--- RECORDS SUPPLIED ---

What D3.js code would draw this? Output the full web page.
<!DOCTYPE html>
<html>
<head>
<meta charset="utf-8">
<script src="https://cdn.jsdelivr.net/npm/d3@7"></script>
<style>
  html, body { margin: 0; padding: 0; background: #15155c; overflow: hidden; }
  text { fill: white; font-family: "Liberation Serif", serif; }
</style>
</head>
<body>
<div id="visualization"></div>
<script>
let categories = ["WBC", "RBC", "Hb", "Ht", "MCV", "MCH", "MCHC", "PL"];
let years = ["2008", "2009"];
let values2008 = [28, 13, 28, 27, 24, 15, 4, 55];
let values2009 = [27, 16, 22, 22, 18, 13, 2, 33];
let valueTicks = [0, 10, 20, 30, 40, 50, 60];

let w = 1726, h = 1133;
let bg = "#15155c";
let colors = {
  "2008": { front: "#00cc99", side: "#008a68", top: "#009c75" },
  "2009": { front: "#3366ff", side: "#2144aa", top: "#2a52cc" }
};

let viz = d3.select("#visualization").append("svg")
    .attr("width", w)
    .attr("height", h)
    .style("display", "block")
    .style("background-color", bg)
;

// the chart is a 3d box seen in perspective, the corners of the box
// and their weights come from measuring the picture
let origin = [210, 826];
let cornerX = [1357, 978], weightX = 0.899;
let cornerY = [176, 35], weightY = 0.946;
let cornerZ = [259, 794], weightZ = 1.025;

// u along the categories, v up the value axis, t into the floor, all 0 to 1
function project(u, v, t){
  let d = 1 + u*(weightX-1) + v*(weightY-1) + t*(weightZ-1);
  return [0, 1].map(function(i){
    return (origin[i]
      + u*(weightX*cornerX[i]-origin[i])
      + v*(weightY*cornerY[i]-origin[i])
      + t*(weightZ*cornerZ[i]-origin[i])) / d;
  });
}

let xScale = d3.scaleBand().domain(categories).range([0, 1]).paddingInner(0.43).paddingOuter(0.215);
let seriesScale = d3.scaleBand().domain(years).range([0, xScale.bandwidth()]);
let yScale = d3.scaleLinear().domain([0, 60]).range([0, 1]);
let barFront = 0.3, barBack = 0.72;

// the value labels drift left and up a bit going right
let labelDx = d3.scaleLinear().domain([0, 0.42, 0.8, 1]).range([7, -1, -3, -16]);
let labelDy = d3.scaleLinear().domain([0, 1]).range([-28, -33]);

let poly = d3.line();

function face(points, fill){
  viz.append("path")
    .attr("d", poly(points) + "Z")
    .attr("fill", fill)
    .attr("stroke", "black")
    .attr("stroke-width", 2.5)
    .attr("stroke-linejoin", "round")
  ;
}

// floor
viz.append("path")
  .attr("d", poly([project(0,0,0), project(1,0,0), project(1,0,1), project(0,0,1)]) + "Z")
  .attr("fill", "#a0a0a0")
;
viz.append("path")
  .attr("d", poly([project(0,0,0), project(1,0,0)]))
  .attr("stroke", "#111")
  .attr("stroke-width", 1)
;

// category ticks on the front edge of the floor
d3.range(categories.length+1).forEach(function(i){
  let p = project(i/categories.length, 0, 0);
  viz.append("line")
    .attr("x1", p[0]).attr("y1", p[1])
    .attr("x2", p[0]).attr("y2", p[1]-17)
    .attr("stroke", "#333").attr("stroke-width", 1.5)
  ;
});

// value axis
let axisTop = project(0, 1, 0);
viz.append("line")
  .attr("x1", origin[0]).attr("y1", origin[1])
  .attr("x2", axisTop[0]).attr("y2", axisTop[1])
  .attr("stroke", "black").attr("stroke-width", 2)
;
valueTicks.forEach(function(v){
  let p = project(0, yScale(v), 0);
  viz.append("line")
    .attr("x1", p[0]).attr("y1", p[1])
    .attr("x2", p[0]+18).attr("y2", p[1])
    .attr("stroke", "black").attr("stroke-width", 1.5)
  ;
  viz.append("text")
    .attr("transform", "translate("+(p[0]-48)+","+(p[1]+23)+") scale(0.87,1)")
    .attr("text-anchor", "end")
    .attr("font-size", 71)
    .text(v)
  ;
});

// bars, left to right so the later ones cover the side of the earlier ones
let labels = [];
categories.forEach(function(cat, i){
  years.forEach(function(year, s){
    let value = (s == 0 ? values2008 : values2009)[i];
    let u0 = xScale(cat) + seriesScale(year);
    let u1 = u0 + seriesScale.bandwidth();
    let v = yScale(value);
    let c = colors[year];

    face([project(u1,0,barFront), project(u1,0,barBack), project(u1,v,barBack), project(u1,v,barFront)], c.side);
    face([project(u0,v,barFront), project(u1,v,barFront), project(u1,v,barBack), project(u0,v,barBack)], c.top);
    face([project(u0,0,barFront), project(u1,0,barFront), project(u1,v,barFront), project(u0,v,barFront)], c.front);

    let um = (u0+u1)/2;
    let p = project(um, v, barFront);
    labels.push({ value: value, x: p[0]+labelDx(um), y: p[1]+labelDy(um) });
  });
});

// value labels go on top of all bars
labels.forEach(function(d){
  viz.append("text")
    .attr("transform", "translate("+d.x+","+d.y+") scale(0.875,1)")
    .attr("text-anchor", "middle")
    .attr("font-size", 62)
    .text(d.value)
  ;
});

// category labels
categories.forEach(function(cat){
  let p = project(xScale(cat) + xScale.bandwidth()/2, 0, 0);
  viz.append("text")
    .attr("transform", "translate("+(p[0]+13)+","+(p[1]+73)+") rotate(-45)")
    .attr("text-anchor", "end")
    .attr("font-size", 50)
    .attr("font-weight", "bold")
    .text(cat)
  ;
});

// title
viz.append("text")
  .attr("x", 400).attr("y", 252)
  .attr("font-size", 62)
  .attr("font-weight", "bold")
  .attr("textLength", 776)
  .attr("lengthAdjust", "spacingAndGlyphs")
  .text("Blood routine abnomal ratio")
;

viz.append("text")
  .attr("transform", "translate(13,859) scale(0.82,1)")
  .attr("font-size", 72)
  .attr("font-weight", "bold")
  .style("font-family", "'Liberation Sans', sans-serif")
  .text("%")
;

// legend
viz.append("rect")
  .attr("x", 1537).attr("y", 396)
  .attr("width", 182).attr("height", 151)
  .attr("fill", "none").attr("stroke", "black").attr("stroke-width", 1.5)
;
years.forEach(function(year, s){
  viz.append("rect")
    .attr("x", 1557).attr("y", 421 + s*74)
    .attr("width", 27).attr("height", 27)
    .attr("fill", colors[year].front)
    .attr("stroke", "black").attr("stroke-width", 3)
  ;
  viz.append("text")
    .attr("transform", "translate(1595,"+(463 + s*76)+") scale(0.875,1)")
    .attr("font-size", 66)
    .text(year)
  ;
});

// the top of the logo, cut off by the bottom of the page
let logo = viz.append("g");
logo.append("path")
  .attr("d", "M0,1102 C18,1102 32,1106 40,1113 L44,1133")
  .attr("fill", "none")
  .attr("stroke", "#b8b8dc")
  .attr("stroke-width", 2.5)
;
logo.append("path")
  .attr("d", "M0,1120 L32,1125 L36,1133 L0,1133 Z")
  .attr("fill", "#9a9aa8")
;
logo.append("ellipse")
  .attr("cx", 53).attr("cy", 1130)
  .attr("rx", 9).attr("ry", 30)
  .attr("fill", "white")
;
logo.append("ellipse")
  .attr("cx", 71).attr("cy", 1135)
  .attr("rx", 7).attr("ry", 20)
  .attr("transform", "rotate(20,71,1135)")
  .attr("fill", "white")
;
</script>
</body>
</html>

---
--- RECORDS SUPPLIED ---

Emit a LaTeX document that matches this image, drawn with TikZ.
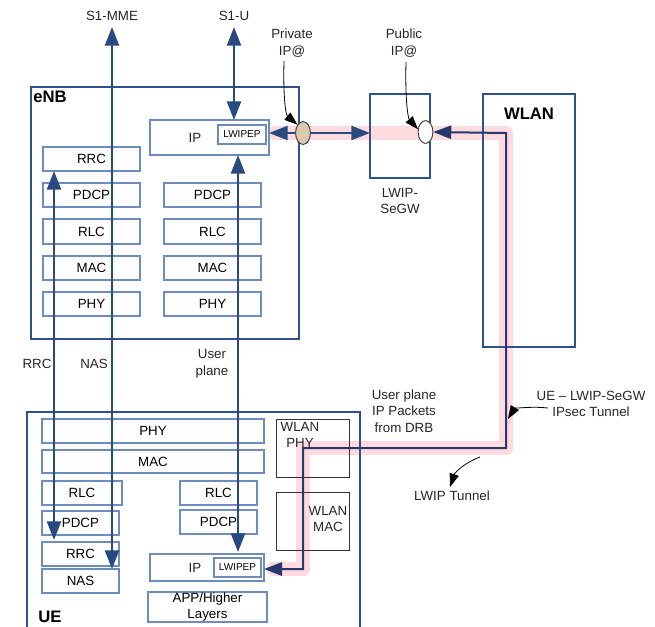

---
--- RECORDS SUPPLIED ---

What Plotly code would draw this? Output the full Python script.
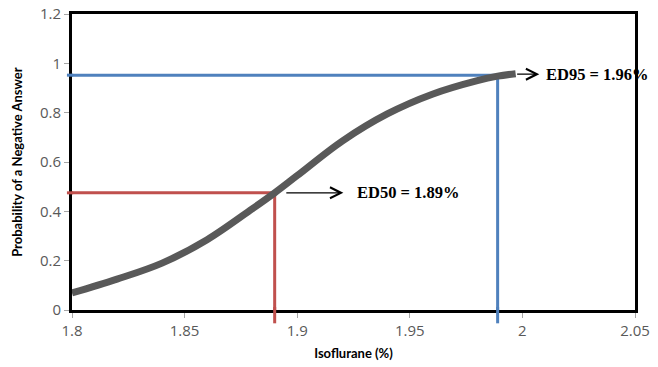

---

Write out every line of the data that holds the word "Output".

What D3.js code would draw this? Output the full web page.
What Plotly code would draw this? Output the full Python script.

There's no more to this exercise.